Codeine Velvet Club: Codeine Velvet Club (Dangerbird) There's always a danger when a member of a popular band wanders off to do "a solo project" that if the project takes off commercially, the original band might be left hanging in the wind, broke, penniless and wondering what they did to deserve such a fate! At least theoretically, that is, because there are no recorded instances of that actually happening! But in this case, Jon Lawler, member of the Fratellis, has formed a group with Lou Hickey called the Codeine Velvet Club, and they are quite good, deliberately '60s evocative, and to my ears, considerably better than the Fratellis themselves! Check out tracks such as "Vanity Kills" and "Hollywood" and see if you don't agree! Everybody should do a solo project!

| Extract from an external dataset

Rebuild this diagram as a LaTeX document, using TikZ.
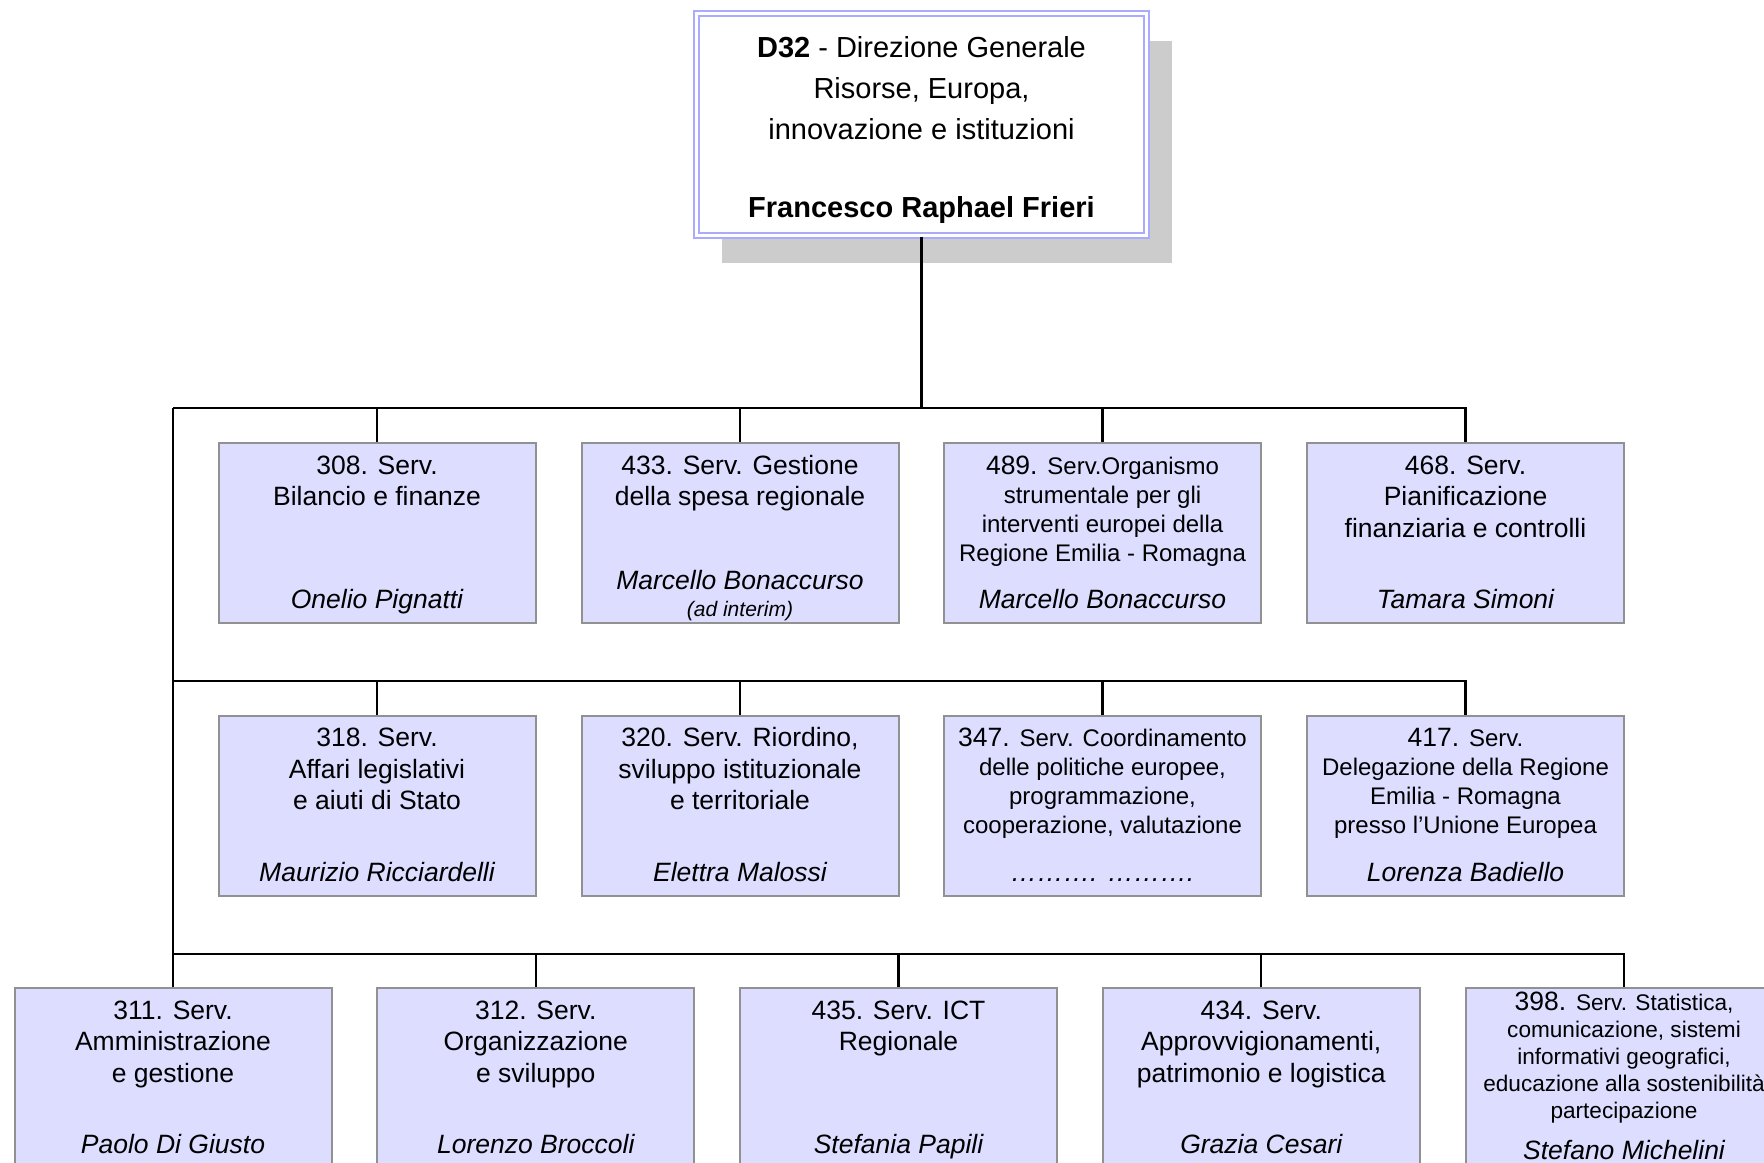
\documentclass[tikz,border=0pt]{standalone}
\usepackage{fontspec}
\setmainfont{Liberation Sans}
\usetikzlibrary{shadows}
\definecolor{servfill}{RGB}{221,221,255}
\definecolor{servline}{RGB}{145,145,145}
\definecolor{dirline}{RGB}{170,170,255}
\definecolor{dirshadow}{RGB}{204,204,204}
\newcommand{\tops}{\rule{0pt}{12.15pt}}
\newcommand{\bots}{\rule[-3.75pt]{0pt}{3.75pt}}
\newcommand{\sm}{\fontsize{12}{14.5}\selectfont}
\newcommand{\smm}{\fontsize{11.3}{13.5}\selectfont}
\newcommand{\nm}{\fontsize{13.25}{15.75}\selectfont\itshape}
\newcommand{\servtxt}[2]{\parbox[c][83pt][s]{156pt}{\centering#1\par\vfill#2\par\vspace{0pt}}}
\begin{document}
\begin{tikzpicture}[x=0.5pt, y=-0.5pt,
    font=\fontsize{13.25}{15.75}\selectfont,
    dirbox/.style={draw=dirline, double=white, double distance=1.5pt, line width=1pt,
      fill=white, minimum width=225pt, minimum height=111pt, inner sep=0pt, align=center,
      font=\fontsize{14.5}{20.5}\selectfont,
      drop shadow={shadow xshift=12.7pt, shadow yshift=-13.7pt, fill=dirshadow, opacity=1}},
    servbox/.style={draw=servline, fill=servfill, line width=1pt,
      minimum width=158.5pt, minimum height=90pt, inner sep=0pt},
    link/.style={line width=1.1pt, black}]
  \useasboundingbox (0,0) rectangle (1764,1162);
  \clip (0,0) rectangle (1764,1162);

  \node[dirbox] (dg) at (921.5,124.5) {\rule{0pt}{16.2pt}\textbf{D32} - Direzione Generale\\Risorse, Europa,\\innovazione e istituzioni\\[18.5pt]\textbf{Francesco Raphael Frieri}};

  \coordinate (b1) at (173,408);
  \coordinate (b2) at (173,681);
  \coordinate (b3) at (173,954);

  \node[servbox] (s308) at (377,533) {\servtxt{\tops 308. Serv.\\Bilancio e finanze}{\nm Onelio Pignatti\bots}};
  \node[servbox] (s433) at (740,533) {\servtxt{\tops 433. Serv. Gestione\\della spesa regionale}{\nm Marcello Bonaccurso\\\fontsize{10.5}{13.2}\selectfont\smash{(ad interim)}}};
  \node[servbox] (s489) at (1102.5,533) {\servtxt{\tops 489. \sm Serv.Organismo\\strumentale per gli\\interventi europei della\\Regione Emilia - Romagna}{\nm Marcello Bonaccurso\bots}};
  \node[servbox] (s468) at (1465.5,533) {\servtxt{\tops 468. Serv.\\Pianificazione\\finanziaria e controlli}{\nm Tamara Simoni\bots}};

  \node[servbox] (s318) at (377,805.5) {\servtxt{\tops 318. Serv.\\Affari legislativi\\e aiuti di Stato}{\nm Maurizio Ricciardelli\bots}};
  \node[servbox] (s320) at (740,805.5) {\servtxt{\tops 320. Serv. Riordino,\\sviluppo istituzionale\\e territoriale}{\nm Elettra Malossi\bots}};
  \node[servbox] (s347) at (1102.5,805.5) {\servtxt{\tops 347. \sm Serv. Coordinamento\\delle politiche europee,\\programmazione,\\cooperazione, valutazione}{\nm ………. ……….\bots}};
  \node[servbox] (s417) at (1465.5,805.5) {\servtxt{\tops 417. \sm Serv.\\Delegazione della Regione\\Emilia - Romagna\\presso l’Unione Europea}{\nm Lorenza Badiello\bots}};

  \node[servbox] (s311) at (173,1078) {\servtxt{\tops 311. Serv.\\Amministrazione\\e gestione}{\nm Paolo Di Giusto\bots}};
  \node[servbox] (s312) at (535.75,1078) {\servtxt{\tops 312. Serv.\\Organizzazione\\e sviluppo}{\nm Lorenzo Broccoli\bots}};
  \node[servbox] (s435) at (898.5,1078) {\servtxt{\tops 435. Serv. ICT\\Regionale}{\nm Stefania Papili\bots}};
  \node[servbox] (s434) at (1261.25,1078) {\servtxt{\tops 434. Serv.\\Approvvigionamenti,\\patrimonio e logistica}{\nm Grazia Cesari\bots}};
  \node[servbox] (s398) at (1624,1078) {\servtxt{\vspace*{-1.5pt}398. \smm Serv. Statistica,\\comunicazione, sistemi\\informativi geografici,\\\makebox[156pt]{educazione alla sostenibilità}\\partecipazione}{\nm Stefano Michelini\rule[-0.75pt]{0pt}{0.75pt}}};

  \draw[link] (dg.south) |- (b1);
  \draw[link] (b1) -- (b3);
  \draw[link] (s308.north) |- (b1);
  \draw[link] (s433.north) |- (b1);
  \draw[link] (s489.north) |- (b1);
  \draw[link] (s468.north) |- (b1);
  \draw[link] (s318.north) |- (b2);
  \draw[link] (s320.north) |- (b2);
  \draw[link] (s347.north) |- (b2);
  \draw[link] (s417.north) |- (b2);
  \draw[link] (s311.north) -- (b3);
  \draw[link] (s312.north) |- (b3);
  \draw[link] (s435.north) |- (b3);
  \draw[link] (s434.north) |- (b3);
  \draw[link] (s398.north) |- (b3);
\end{tikzpicture}
\end{document}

BoDeans: Mr. Sad Clown (429) They've got quite a history behind them, and Kurt Neumann and Sammy Llanas have had their name on several excellent albums as the BoDeans--particularly their 1986 debut Love & Hope & Sex & Dreams, which I just played a month or so ago! Unfortunately, whatever made the BoDeans special back in the mid-'80s isn't quite so discernible 25 years later with Mr. Sad Clown! Of course, back then I could hear in my right ear, days were exciting and nights even more so, and the guy who invented the internet kept leaving messages on my answering machine! Dope!
Dr. Dog: Shame, Shame (Anti-) A fabulous band now no longer allowed in the living room after the mess they made on the carpet! Larry & the Robots would have been such a better name!